The team is expected to play in the new stadium being built primarily for the Falcons. The stadium broke ground in March and is not expected to be ready until 2017, so the new MLS team may not begin play until the following year at the latest, although the stadium could open early enough in 2017 for the team or they could enter the league earlier and play in the Georgia Dome until the new stadium is completed
The downtown stadium will seat 65,000, but it was designed with a wide field for soccer and to have curtains that block off the upper level, creating a false roof for the smaller crowds of MLS. An exact capacity for MLS has not been revealed, but expectations are that it will be somewhere between 20,000 and 25,000 seats. A major drawback will be the artificial turf field, although the type of turf has not yet been revealed so it is unclear whether it will be closer to the excellent turf the Portland Timbers play on or the disaster that the New England Revolution have.

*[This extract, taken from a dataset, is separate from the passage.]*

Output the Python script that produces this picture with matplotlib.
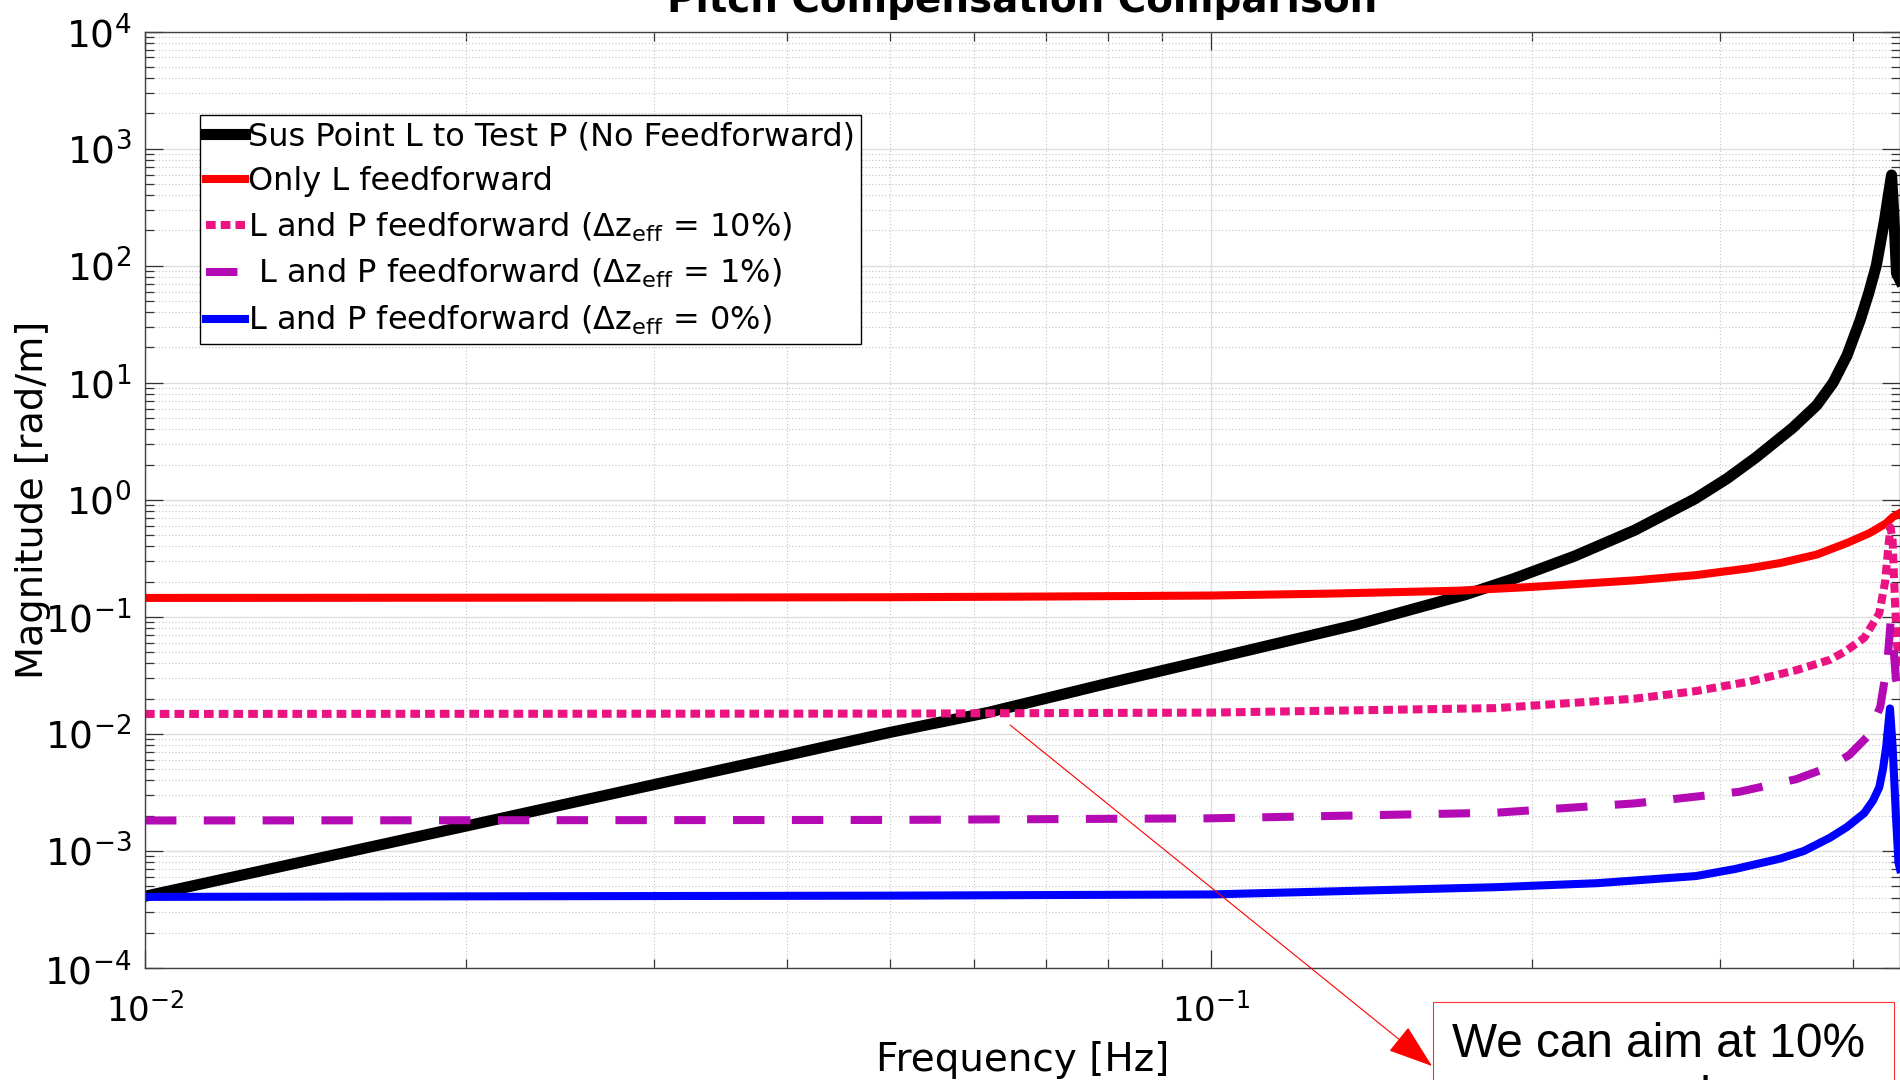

The league has made growing TV ratings a priority and Atlanta fits with that. Atlanta is the ninth largest TV market in the U.S., the largest in the south and the largest that does not already have a MLS team. With this expansion, MLS will now have teams in all of the country’s 10 largest TV markets.
When MLS announced its plans to expand the league to 24 teams, Garber said that a big focus would be to establish teams in the south. D.C. United had been the closest MLS has had to a southern team since the Miami Fusion and Tampa Bay Mutiny were contracted in 2001, leaving a gaping hole in one of the most populated regions of the country. The league quickly moved to award Orlando a team and they will begin play in 2015. MLS also awarded Miami a team, provided they can get a stadium built, and now Atlanta also joins the fray, giving the league three teams in the South.
With the additions of Atlanta, Orlando, Miami and NYCFC -- which is scheduled to join in 2015 -- MLS will have 23 teams and will have just one spot to fill under its current expansion plan. As of now, it does not appear as if any city is on the verge of getting the team, with Minneapolis floated as the frontrunner, but San Antonio, Sacramento, Detroit and Indianapolis are still in the mix to varying degrees.